━━ STORED RECORDS ━━

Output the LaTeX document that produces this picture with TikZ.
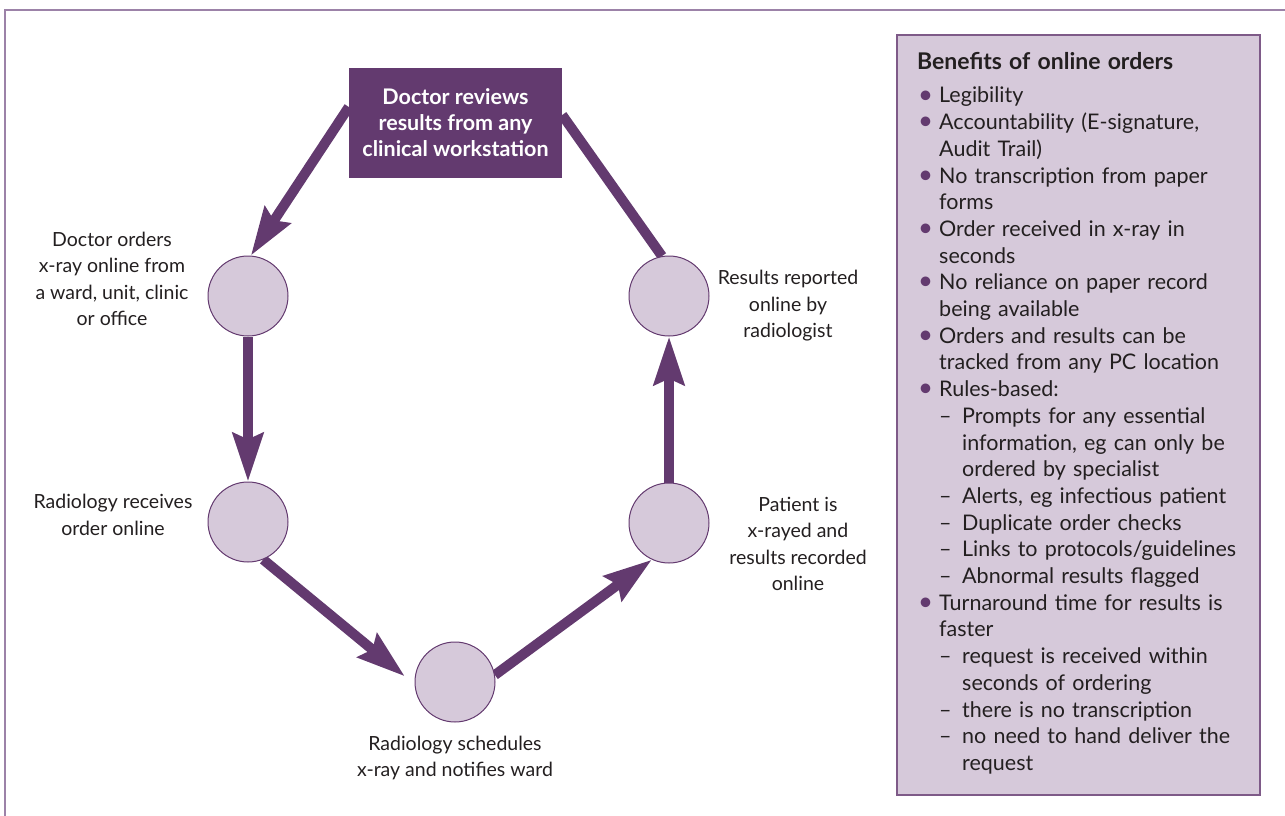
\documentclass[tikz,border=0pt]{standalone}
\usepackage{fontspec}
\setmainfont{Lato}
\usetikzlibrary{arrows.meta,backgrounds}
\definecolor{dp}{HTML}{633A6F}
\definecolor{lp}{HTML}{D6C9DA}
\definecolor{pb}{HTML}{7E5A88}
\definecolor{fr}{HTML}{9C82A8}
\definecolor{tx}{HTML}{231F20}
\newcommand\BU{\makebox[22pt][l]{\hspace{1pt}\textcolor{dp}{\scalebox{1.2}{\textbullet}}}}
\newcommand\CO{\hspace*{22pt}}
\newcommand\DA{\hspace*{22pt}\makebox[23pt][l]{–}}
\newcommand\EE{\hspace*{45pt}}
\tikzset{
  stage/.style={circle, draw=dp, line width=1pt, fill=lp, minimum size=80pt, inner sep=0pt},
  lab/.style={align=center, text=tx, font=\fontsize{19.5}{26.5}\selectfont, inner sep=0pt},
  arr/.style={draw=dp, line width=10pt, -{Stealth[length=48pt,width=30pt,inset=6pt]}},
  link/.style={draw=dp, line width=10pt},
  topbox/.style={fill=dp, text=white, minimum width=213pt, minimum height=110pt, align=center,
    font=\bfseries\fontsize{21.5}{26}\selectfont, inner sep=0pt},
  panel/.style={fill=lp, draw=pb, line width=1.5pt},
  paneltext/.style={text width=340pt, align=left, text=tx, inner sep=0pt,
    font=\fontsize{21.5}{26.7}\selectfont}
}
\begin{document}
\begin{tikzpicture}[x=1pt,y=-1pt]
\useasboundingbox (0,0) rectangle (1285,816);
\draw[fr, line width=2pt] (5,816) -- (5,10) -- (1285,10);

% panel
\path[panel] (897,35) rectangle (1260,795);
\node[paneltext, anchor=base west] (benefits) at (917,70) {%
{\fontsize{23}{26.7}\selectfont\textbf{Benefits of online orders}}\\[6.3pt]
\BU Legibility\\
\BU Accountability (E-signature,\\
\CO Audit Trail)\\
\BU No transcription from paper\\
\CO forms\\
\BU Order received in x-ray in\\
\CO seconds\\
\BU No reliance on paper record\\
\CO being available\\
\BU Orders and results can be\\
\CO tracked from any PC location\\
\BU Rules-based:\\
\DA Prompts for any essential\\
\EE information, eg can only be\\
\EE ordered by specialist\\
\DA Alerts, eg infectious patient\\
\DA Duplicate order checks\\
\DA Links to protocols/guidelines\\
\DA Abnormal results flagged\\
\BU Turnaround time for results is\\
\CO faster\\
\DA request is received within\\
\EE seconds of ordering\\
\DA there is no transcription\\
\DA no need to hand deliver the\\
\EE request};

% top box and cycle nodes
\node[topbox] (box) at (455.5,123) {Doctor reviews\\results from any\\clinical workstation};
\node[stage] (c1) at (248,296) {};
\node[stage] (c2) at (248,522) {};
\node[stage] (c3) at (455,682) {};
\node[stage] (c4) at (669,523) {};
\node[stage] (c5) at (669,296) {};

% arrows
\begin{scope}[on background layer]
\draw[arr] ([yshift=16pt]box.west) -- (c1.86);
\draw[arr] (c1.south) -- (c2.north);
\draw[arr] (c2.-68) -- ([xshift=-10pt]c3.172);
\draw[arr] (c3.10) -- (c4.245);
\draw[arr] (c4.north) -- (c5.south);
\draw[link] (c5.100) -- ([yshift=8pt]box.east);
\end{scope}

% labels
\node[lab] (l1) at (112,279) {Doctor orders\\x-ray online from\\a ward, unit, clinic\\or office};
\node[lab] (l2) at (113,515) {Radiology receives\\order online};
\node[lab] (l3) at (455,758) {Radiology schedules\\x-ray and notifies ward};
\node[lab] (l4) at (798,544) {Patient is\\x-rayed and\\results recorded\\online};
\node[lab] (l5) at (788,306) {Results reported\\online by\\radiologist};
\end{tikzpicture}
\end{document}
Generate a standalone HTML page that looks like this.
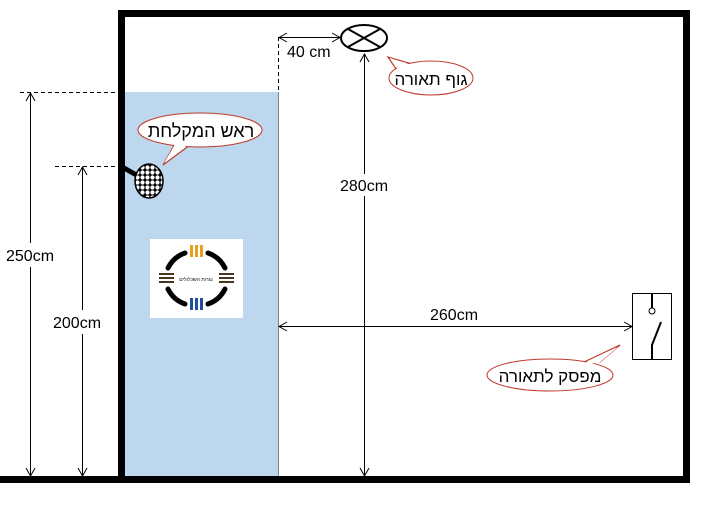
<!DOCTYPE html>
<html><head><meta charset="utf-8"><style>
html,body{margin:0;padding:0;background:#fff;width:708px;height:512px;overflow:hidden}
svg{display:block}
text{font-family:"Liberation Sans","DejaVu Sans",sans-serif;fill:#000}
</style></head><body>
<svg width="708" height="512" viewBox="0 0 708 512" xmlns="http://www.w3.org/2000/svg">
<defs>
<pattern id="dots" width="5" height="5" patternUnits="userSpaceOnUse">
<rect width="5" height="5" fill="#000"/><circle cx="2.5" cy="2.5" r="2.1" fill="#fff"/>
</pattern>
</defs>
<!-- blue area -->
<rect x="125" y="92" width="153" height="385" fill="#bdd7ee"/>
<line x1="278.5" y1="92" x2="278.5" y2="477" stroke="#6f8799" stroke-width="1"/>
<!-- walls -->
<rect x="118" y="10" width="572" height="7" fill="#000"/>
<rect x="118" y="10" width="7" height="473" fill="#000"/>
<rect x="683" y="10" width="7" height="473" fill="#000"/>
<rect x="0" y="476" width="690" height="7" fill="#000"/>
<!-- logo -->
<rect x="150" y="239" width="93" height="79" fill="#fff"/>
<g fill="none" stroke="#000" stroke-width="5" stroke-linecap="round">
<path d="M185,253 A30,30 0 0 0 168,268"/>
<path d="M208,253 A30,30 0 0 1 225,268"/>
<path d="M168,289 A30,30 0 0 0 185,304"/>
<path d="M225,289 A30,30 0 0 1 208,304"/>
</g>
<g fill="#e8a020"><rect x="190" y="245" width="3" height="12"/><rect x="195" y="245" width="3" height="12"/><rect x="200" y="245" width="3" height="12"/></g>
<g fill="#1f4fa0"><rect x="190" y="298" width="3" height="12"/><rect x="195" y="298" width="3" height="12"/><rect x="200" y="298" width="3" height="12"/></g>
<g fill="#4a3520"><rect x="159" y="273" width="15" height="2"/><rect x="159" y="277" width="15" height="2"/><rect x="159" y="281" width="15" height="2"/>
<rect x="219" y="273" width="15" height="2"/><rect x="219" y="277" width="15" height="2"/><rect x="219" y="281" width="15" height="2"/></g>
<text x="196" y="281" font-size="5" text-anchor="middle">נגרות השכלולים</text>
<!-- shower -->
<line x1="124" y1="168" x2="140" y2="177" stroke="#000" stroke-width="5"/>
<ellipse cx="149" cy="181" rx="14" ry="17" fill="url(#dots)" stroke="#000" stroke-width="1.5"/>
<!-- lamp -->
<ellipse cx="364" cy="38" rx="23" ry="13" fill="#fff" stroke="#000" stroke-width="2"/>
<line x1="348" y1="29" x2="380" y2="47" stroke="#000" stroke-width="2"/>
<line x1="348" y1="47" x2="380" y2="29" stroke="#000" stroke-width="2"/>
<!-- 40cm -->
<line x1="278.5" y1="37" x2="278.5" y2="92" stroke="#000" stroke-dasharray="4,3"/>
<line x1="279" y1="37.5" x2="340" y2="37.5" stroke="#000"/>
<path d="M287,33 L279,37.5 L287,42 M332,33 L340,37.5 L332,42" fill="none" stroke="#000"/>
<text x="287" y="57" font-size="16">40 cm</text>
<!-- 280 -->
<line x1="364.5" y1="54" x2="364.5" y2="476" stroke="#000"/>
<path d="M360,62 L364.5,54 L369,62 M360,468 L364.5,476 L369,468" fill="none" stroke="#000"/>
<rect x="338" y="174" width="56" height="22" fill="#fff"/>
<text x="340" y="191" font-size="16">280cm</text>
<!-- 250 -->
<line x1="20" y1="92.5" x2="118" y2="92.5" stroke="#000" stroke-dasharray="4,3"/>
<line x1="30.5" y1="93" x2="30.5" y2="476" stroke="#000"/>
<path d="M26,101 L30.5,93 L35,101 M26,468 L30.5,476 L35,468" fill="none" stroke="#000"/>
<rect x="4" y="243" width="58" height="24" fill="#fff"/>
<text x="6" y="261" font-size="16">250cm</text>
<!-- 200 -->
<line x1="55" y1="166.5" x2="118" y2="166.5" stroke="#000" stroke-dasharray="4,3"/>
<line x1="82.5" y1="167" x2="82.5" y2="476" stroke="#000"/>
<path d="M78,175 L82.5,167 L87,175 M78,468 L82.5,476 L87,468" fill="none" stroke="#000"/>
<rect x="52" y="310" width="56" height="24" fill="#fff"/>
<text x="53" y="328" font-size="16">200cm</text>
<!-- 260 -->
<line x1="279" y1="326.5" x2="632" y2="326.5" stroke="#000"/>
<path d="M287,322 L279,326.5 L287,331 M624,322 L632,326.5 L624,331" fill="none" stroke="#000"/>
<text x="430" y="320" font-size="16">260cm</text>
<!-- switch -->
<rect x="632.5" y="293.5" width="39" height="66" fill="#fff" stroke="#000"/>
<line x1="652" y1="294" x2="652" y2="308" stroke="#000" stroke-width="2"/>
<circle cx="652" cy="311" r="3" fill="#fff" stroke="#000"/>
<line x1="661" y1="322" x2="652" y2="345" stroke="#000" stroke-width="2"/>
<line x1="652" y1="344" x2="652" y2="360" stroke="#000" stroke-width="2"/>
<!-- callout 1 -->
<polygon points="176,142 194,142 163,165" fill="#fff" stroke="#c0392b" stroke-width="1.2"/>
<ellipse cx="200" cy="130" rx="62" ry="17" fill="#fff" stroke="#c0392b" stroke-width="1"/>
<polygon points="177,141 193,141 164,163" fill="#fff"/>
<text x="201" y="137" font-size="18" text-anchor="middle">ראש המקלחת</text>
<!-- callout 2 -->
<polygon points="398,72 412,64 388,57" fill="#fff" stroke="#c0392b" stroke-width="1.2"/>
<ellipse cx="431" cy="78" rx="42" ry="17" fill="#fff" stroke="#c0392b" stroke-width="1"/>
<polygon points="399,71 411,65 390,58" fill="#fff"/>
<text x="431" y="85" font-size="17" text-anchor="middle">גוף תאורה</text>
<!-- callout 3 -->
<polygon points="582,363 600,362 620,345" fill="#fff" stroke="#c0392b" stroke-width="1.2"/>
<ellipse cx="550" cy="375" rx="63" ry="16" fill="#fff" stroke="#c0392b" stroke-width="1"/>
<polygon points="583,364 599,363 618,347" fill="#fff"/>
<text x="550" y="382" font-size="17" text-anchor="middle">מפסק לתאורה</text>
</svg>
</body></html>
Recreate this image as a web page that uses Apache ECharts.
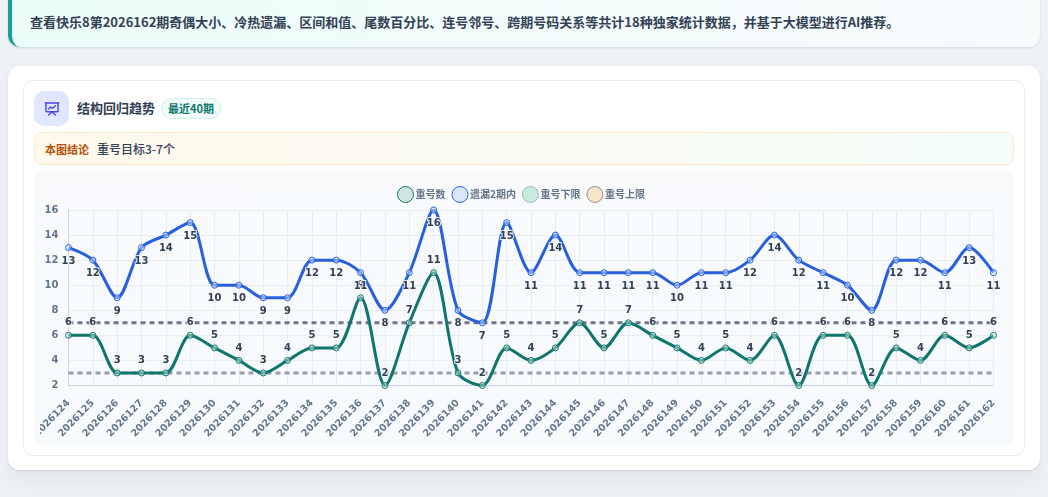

━━━

_EXERCISE TASK:_
Leave out the pictures and restate, word for word, the lines from the top of the data through the line containing "(5,10) -- (1285,10);", both included.

_CORRECT RESPONSE:_
Output the LaTeX document that produces this picture with TikZ.
\documentclass[tikz,border=0pt]{standalone}
\usepackage{fontspec}
\setmainfont{Lato}
\usetikzlibrary{arrows.meta,backgrounds}
\definecolor{dp}{HTML}{633A6F}
\definecolor{lp}{HTML}{D6C9DA}
\definecolor{pb}{HTML}{7E5A88}
\definecolor{fr}{HTML}{9C82A8}
\definecolor{tx}{HTML}{231F20}
\newcommand\BU{\makebox[22pt][l]{\hspace{1pt}\textcolor{dp}{\scalebox{1.2}{\textbullet}}}}
\newcommand\CO{\hspace*{22pt}}
\newcommand\DA{\hspace*{22pt}\makebox[23pt][l]{–}}
\newcommand\EE{\hspace*{45pt}}
\tikzset{
  stage/.style={circle, draw=dp, line width=1pt, fill=lp, minimum size=80pt, inner sep=0pt},
  lab/.style={align=center, text=tx, font=\fontsize{19.5}{26.5}\selectfont, inner sep=0pt},
  arr/.style={draw=dp, line width=10pt, -{Stealth[length=48pt,width=30pt,inset=6pt]}},
  link/.style={draw=dp, line width=10pt},
  topbox/.style={fill=dp, text=white, minimum width=213pt, minimum height=110pt, align=center,
    font=\bfseries\fontsize{21.5}{26}\selectfont, inner sep=0pt},
  panel/.style={fill=lp, draw=pb, line width=1.5pt},
  paneltext/.style={text width=340pt, align=left, text=tx, inner sep=0pt,
    font=\fontsize{21.5}{26.7}\selectfont}
}
\begin{document}
\begin{tikzpicture}[x=1pt,y=-1pt]
\useasboundingbox (0,0) rectangle (1285,816);
\draw[fr, line width=2pt] (5,816) -- (5,10) -- (1285,10);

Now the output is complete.